Was macht Sie optimistisch, dass diejenigen, die heute vom Rassismus profitieren, bereit sind, darauf zu verzichten?
Weil ich ein Mann bin. Ich weiß also, dass Männer in der Gesellschaft im Vorteil sind. Das bedeutet, dass ich als Mann daran arbeiten kann, mir bewusst zu werden, dass es tatsächlich Sexismus gibt, dass ich selbst Sexismus produzieren kann. Dass ich bereit bin, meine Söhne so zu erziehen, dass sie sich dessen bewusst werden. Das bedeutet, dass die Menschen, die von Rassismus profitieren, ohne es zu wollen, die gleiche Arbeit tun können. Und ich glaube, dass es tatsächlich immer mehr Menschen gibt, die das tun, weil sie verstanden haben, dass der Kampf gegen den Rassismus auch ein Kampf gegen die wirtschaftliche Gewalt in der Welt ist.

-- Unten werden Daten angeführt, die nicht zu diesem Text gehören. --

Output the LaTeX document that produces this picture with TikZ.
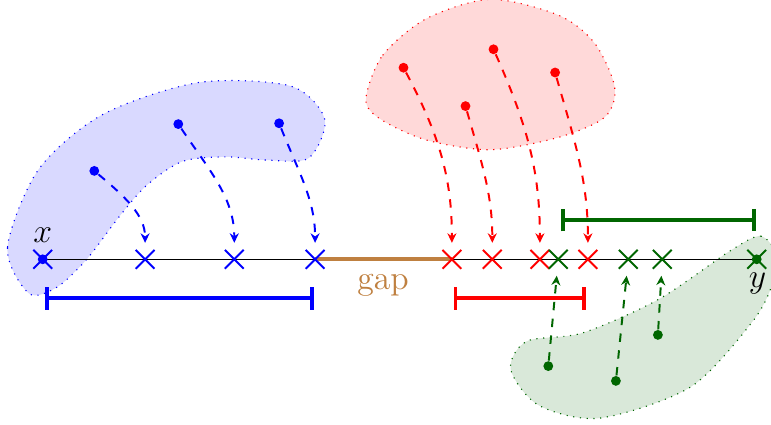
\documentclass[tikz,border=0pt]{standalone}
\usepackage{amsmath}
\usepackage{amssymb}
\usepackage{tikz}
\usepackage{tkz-euclide}
\usepackage{xcolor}
\usetikzlibrary{arrows.meta,shapes.misc}

\definecolor{dkgreen}{rgb}{0,0.4,0}
\tikzset{
  blob/.style={draw=#1,fill=#1!15,dotted,thin},
  crs/.style={cross out,draw=#1,minimum size=6pt,inner sep=0pt,line width=0.7pt},
  pnt/.style={circle,fill=#1,minimum size=3.5pt,inner sep=0pt},
  proj/.style={#1,dashed,line width=0.7pt,-{Stealth[length=3.4pt,width=3.2pt]},shorten >=2.5pt},
  intv/.style={#1,line width=1.4pt,{Bar[width=8pt]}-{Bar[width=8pt]}}
}

\begin{document}
\begin{tikzpicture}[scale=0.5]
    \useasboundingbox (-1.0675,-4.1425) rectangle (18.2075,6.4825);
    % points on the line
    \tkzDefPoints{0/0/X,17.85/0/Y,2.56/0/B1,4.79/0/B2,6.81/0/B3}
    \tkzDefPoints{10.23/0/R1,11.24/0/R2,12.43/0/R3,13.63/0/R4}
    \tkzDefPoints{12.89/0/G1,14.64/0/G2,15.49/0/G3}
    % points off the line
    \tkzDefPoints{1.29/2.21/b1,3.39/3.38/b2,5.91/3.40/b3}
    \tkzDefPoints{9.02/4.79/r1,10.57/3.83/r2,11.27/5.25/r3,12.81/4.67/r4}
    \tkzDefPoints{12.64/-2.67/g1,14.33/-3.04/g2,15.38/-1.89/g3}
    % interval ends
    \tkzDefPoints{0.06/-0.975/bL,6.77/-0.975/bR,10.27/-0.975/rL,13.59/-0.975/rR}
    \tkzDefPoints{12.96/0.98/gL,17.83/0.98/gR}
    % clouds
    \filldraw[blob=blue] plot[smooth cycle] coordinates {(-0.35,-0.85) (-0.88,0.3) (-0.1,2.25) (1.5,3.62) (3.9,4.42) (6.2,4.33) (7.05,3.5) (6.65,2.53) (5.6,2.48) (4.6,2.56) (3.5,2.45) (2.6,1.85) (1.9,1.05) (1.1,0) (0.35,-0.7)};
    \filldraw[blob=red] plot[smooth cycle] coordinates {(8.08,4.0) (8.5,5.1) (9.6,6.02) (11.2,6.5) (12.9,6.1) (13.8,5.4) (14.3,4.3) (14.05,3.55) (12.9,3.05) (11.2,2.74) (9.6,2.98) (8.45,3.5)};
    \filldraw[blob=dkgreen] plot[smooth cycle] coordinates {(17.2,0.22) (17.95,0.58) (18.35,0.1) (18.25,-0.6) (17.75,-1.55) (16.2,-3.19) (13.93,-3.97) (12.4,-3.65) (11.7,-2.75) (12.1,-2.05) (13.5,-1.84) (15.4,-1.0)};
    % the line and the gap
    \draw (X) -- (Y);
    \draw[brown,line width=1.4pt] (B3) -- (R1);
    \node[brown,font=\large] (gp) at (8.51,-0.64) {gap};
    % intervals
    \draw[intv=blue] (bL) -- (bR);
    \draw[intv=red] (rL) -- (rR);
    \draw[intv=dkgreen] (gL) -- (gR);
    % crosses
    \node[pnt=blue] (pX) at (X) {};
    \node[crs=blue] (cX) at (X) {};
    \node[pnt=dkgreen] (pY) at (Y) {};
    \node[crs=dkgreen] (cY) at (Y) {};
    \node[crs=blue] (cB1) at (B1) {};
    \node[crs=blue] (cB2) at (B2) {};
    \node[crs=blue] (cB3) at (B3) {};
    \node[crs=red] (cR1) at (R1) {};
    \node[crs=red] (cR2) at (R2) {};
    \node[crs=red] (cR3) at (R3) {};
    \node[crs=red] (cR4) at (R4) {};
    \node[crs=dkgreen] (cG1) at (G1) {};
    \node[crs=dkgreen] (cG2) at (G2) {};
    \node[crs=dkgreen] (cG3) at (G3) {};
    \node[font=\large] (lx) at (0,0.6) {$x$};
    \node[font=\large] (ly) at (17.87,-0.6) {$y$};
    % sample points and their images
    \node[pnt=blue] (pb1) at (b1) {};
    \node[pnt=blue] (pb2) at (b2) {};
    \node[pnt=blue] (pb3) at (b3) {};
    \node[pnt=red] (pr1) at (r1) {};
    \node[pnt=red] (pr2) at (r2) {};
    \node[pnt=red] (pr3) at (r3) {};
    \node[pnt=red] (pr4) at (r4) {};
    \node[pnt=dkgreen] (pg1) at (g1) {};
    \node[pnt=dkgreen] (pg2) at (g2) {};
    \node[pnt=dkgreen] (pg3) at (g3) {};
    \draw[proj=blue] (pb1) to[out=-40,in=90] (cB1);
    \draw[proj=blue] (pb2) to[out=-56,in=90] (cB2);
    \draw[proj=blue] (pb3) to[out=-68,in=90] (cB3);
    \draw[proj=red] (pr1) to[out=-62,in=90] (cR1);
    \draw[proj=red] (pr2) to[out=-74,in=90] (cR2);
    \draw[proj=red] (pr3) to[out=-66,in=90] (cR3);
    \draw[proj=red] (pr4) to[out=-74,in=90] (cR4);
    \draw[proj=dkgreen] (pg1) -- (cG1);
    \draw[proj=dkgreen] (pg2) -- (cG2);
    \draw[proj=dkgreen] (pg3) -- (cG3);
    % \tkzDrawPoints(X,Y)
\end{tikzpicture}
\end{document}
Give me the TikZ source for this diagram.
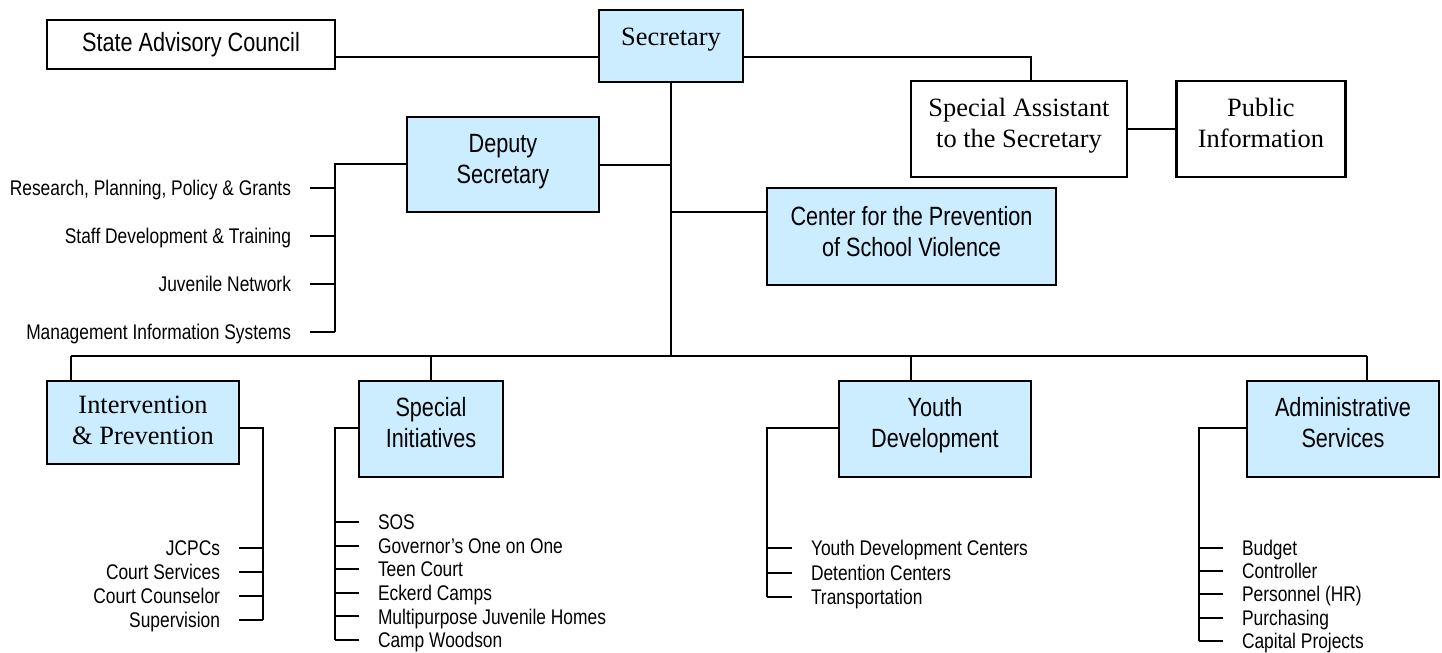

Gleichzeitig zeigen Sie sich in Ihrem Buch pessimistisch, weil die Bedingungen für Veränderung immer schlechter würden.
Wir befinden uns im Wirtschaftsliberalismus, jeder muss für sich selbst sorgen. Das macht mir Angst. Denn wenn man Rassismus bekämpfen will, Sexismus, Homophobie, dann muss man den Willen zur Gleichheit, zum Miteinander, zur Solidarität haben. Und ich habe den Eindruck, dass wir uns heute auf eine Welt zubewegen, die immer weniger solidarisch ist; alles, was mit der Umverteilung von Reichtum zu tun hat, ist immer weniger akzeptabel.
In Deutschland gibt es nicht die Figur eines Sportlers, der auch Intellektueller ist. Sind Sie in Frankreich eine Ausnahme?
Ich habe nicht das Gefühl, dass die Leute mich als Intellektuellen wahrnehmen. Was bedeutet es überhaupt, ein Intellektueller zu sein?
Jemand zu sein, der sich in öffentliche Diskurse einmischt, würde ich sagen, der sich nicht nur als Privatperson versteht.
Leider wird den Sportlern suggeriert, dass sie sich nicht für Politik interessieren sollen, sie sollen einfach nur Fußball spielen. Aber ich möchte sagen, dass Fußball politisch ist, und deshalb fordere ich die Fußballspieler auf, das Wort zu ergreifen und bestimmte Dinge anzuprangern. Und im Übrigen glaube ich, dass die Politiker im Allgemeinen Angst vor den Worten der Sportler haben, weil sie wissen, dass sie eine sehr große Zahl von Menschen erreichen können.